Stated task
Among the entries below, copy only the span from the line containing "Reproduce this chart with matplotlib." through the line containing "(242, 363, '#ff00ff', '<|-|>', 428)]". Do so exactly, and skip the pictures.

Data
☆ ☆ ☆

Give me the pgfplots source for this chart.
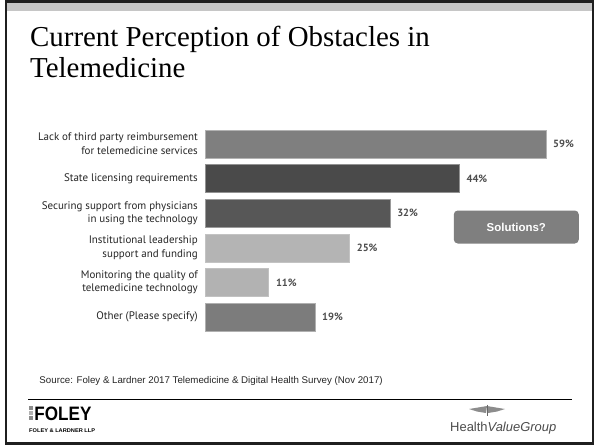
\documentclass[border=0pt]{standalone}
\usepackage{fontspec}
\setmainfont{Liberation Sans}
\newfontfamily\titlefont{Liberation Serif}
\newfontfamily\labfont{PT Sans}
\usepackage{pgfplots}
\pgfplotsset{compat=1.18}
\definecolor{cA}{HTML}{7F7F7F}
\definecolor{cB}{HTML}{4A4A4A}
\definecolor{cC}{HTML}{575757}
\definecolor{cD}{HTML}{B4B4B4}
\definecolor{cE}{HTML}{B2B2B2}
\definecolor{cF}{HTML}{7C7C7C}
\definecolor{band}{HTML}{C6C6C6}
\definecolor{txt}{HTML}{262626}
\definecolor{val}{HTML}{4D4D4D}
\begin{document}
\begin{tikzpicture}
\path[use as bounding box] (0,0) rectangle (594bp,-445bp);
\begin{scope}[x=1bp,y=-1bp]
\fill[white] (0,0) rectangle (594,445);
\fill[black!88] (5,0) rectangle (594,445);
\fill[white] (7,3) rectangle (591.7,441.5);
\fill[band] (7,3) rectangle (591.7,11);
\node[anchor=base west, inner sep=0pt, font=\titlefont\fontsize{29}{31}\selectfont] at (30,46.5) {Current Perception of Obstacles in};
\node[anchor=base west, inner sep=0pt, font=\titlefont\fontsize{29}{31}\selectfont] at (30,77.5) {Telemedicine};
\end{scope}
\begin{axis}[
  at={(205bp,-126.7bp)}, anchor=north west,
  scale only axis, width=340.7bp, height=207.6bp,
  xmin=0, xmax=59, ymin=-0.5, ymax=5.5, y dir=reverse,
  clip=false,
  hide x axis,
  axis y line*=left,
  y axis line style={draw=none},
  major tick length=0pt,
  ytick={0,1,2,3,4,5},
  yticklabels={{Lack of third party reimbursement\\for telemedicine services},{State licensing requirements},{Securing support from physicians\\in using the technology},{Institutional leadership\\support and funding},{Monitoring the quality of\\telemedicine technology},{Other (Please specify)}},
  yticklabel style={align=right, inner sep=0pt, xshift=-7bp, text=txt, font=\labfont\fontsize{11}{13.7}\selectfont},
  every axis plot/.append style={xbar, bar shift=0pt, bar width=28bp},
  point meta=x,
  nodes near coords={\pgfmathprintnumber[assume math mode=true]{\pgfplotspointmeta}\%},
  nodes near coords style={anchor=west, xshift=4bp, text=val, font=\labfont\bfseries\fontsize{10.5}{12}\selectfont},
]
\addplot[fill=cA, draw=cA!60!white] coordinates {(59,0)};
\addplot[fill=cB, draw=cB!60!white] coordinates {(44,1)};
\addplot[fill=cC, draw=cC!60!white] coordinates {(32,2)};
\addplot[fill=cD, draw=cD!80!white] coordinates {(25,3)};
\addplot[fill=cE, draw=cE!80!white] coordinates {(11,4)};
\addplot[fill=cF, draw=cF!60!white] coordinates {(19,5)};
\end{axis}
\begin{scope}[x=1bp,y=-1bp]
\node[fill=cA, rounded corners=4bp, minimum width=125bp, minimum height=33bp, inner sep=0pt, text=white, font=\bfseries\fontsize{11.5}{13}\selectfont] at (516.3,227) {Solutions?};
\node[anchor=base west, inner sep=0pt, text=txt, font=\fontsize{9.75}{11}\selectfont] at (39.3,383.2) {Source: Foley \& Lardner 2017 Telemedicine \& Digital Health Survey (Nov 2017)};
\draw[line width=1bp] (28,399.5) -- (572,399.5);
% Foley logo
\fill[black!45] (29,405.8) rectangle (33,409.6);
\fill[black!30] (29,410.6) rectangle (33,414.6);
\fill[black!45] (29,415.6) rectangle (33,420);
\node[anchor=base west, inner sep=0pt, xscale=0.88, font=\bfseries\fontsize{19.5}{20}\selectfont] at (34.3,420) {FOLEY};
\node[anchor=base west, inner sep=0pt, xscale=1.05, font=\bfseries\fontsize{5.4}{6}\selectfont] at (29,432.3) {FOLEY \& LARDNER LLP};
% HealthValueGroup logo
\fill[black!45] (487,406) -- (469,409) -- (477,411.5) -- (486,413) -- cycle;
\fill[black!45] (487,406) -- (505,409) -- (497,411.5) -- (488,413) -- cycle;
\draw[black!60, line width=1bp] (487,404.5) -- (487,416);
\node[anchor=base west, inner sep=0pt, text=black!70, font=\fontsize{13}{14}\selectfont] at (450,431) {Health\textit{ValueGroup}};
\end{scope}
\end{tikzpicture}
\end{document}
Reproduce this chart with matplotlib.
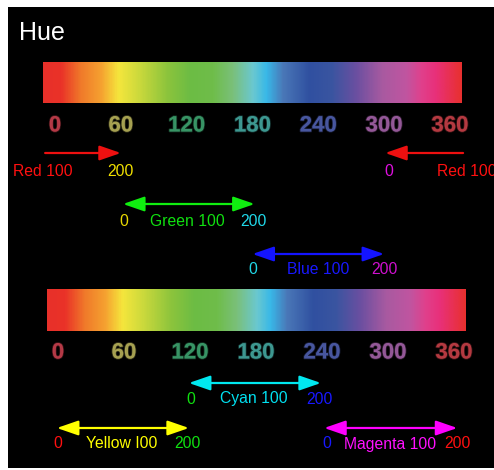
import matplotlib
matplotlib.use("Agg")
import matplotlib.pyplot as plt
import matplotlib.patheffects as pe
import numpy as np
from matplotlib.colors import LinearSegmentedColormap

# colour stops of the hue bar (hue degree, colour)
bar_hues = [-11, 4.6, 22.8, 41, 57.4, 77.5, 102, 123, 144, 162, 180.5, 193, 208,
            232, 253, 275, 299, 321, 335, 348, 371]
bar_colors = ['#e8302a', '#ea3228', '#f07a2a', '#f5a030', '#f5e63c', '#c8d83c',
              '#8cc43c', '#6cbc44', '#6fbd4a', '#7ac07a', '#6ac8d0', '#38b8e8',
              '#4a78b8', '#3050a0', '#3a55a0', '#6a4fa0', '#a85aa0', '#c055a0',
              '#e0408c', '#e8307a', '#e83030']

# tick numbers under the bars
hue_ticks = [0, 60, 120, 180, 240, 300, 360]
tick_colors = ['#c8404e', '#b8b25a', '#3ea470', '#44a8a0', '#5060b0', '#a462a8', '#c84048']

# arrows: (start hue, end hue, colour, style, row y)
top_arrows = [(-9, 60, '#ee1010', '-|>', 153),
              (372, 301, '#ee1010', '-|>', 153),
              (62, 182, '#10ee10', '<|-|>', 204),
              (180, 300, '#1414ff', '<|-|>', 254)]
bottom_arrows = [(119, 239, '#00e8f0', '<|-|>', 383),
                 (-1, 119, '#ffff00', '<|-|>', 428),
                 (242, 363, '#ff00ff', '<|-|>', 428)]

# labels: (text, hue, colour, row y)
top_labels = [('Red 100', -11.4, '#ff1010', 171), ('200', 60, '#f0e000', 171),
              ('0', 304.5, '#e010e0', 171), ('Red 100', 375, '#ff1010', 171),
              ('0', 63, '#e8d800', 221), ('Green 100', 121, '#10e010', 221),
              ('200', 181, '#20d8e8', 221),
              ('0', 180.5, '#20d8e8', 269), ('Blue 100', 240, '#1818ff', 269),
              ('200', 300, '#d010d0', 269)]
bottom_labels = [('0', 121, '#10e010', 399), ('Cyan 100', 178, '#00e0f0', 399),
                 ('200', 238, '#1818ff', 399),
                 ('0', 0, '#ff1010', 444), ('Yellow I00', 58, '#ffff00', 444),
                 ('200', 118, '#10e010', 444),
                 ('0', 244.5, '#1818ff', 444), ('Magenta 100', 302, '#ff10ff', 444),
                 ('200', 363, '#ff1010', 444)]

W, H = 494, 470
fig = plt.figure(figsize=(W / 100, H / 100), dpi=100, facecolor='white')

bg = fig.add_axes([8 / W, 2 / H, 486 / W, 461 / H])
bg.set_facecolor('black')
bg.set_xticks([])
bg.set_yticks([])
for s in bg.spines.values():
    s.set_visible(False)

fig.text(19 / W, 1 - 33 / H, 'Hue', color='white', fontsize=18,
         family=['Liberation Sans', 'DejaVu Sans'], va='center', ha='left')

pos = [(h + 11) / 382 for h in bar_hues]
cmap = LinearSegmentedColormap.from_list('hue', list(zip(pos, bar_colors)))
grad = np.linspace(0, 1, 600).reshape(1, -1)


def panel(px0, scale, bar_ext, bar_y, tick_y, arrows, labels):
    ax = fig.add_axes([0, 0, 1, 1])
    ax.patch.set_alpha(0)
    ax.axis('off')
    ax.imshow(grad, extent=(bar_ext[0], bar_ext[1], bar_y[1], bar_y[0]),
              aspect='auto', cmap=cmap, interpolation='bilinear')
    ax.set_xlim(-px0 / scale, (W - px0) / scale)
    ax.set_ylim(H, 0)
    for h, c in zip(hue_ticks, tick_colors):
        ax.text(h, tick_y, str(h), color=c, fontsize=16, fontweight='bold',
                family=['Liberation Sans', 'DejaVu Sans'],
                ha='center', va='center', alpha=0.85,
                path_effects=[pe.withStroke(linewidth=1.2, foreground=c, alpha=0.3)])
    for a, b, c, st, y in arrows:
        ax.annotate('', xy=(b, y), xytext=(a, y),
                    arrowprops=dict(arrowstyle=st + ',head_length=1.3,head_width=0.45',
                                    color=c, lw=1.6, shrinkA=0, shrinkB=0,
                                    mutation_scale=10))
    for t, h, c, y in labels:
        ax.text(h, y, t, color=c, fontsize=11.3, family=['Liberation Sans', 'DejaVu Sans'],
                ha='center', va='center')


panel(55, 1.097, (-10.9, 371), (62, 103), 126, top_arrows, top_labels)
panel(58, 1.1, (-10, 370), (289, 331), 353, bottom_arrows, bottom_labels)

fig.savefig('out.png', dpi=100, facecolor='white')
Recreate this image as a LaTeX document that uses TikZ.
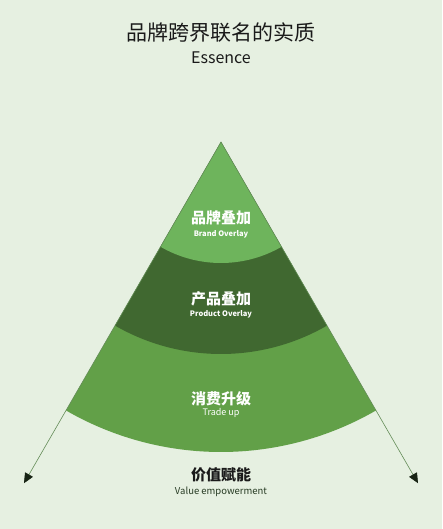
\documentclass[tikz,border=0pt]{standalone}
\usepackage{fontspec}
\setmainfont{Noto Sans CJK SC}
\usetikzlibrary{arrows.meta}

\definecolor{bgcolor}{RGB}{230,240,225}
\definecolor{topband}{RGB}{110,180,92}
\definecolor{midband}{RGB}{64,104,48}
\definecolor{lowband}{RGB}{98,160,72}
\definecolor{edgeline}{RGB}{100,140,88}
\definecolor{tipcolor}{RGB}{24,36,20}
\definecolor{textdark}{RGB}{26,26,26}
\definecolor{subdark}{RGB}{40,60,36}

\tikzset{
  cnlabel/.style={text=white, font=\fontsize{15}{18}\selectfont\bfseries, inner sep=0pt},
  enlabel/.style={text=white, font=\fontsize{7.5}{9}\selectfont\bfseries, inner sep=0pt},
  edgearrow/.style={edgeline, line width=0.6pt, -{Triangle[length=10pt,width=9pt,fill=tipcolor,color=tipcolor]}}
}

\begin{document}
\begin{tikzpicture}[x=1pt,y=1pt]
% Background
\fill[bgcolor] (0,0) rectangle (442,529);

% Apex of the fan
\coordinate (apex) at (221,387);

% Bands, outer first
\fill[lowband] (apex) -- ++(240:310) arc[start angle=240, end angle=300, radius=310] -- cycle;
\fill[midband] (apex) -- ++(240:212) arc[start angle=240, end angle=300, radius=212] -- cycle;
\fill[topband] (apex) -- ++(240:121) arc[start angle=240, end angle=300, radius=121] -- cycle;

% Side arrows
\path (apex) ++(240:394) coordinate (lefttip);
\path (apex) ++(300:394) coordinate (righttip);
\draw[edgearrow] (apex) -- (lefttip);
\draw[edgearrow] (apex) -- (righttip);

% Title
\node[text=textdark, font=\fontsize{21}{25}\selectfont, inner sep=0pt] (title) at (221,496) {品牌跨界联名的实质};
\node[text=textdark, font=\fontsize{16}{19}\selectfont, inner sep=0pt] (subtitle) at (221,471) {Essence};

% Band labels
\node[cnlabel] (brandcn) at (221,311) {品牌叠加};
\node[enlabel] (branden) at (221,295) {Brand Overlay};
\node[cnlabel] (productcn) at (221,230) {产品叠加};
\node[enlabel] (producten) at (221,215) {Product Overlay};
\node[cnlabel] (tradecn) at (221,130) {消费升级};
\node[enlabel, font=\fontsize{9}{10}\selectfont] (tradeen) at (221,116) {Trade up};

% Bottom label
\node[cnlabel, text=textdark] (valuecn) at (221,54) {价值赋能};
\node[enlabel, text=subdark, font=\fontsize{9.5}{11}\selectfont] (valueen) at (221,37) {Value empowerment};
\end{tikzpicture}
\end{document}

☆ ☆ ☆

Correct answer
Reproduce this chart with matplotlib.
import matplotlib
matplotlib.use("Agg")
import matplotlib.pyplot as plt
import matplotlib.patheffects as pe
import numpy as np
from matplotlib.colors import LinearSegmentedColormap

# colour stops of the hue bar (hue degree, colour)
bar_hues = [-11, 4.6, 22.8, 41, 57.4, 77.5, 102, 123, 144, 162, 180.5, 193, 208,
            232, 253, 275, 299, 321, 335, 348, 371]
bar_colors = ['#e8302a', '#ea3228', '#f07a2a', '#f5a030', '#f5e63c', '#c8d83c',
              '#8cc43c', '#6cbc44', '#6fbd4a', '#7ac07a', '#6ac8d0', '#38b8e8',
              '#4a78b8', '#3050a0', '#3a55a0', '#6a4fa0', '#a85aa0', '#c055a0',
              '#e0408c', '#e8307a', '#e83030']

# tick numbers under the bars
hue_ticks = [0, 60, 120, 180, 240, 300, 360]
tick_colors = ['#c8404e', '#b8b25a', '#3ea470', '#44a8a0', '#5060b0', '#a462a8', '#c84048']

# arrows: (start hue, end hue, colour, style, row y)
top_arrows = [(-9, 60, '#ee1010', '-|>', 153),
              (372, 301, '#ee1010', '-|>', 153),
              (62, 182, '#10ee10', '<|-|>', 204),
              (180, 300, '#1414ff', '<|-|>', 254)]
bottom_arrows = [(119, 239, '#00e8f0', '<|-|>', 383),
                 (-1, 119, '#ffff00', '<|-|>', 428),
                 (242, 363, '#ff00ff', '<|-|>', 428)]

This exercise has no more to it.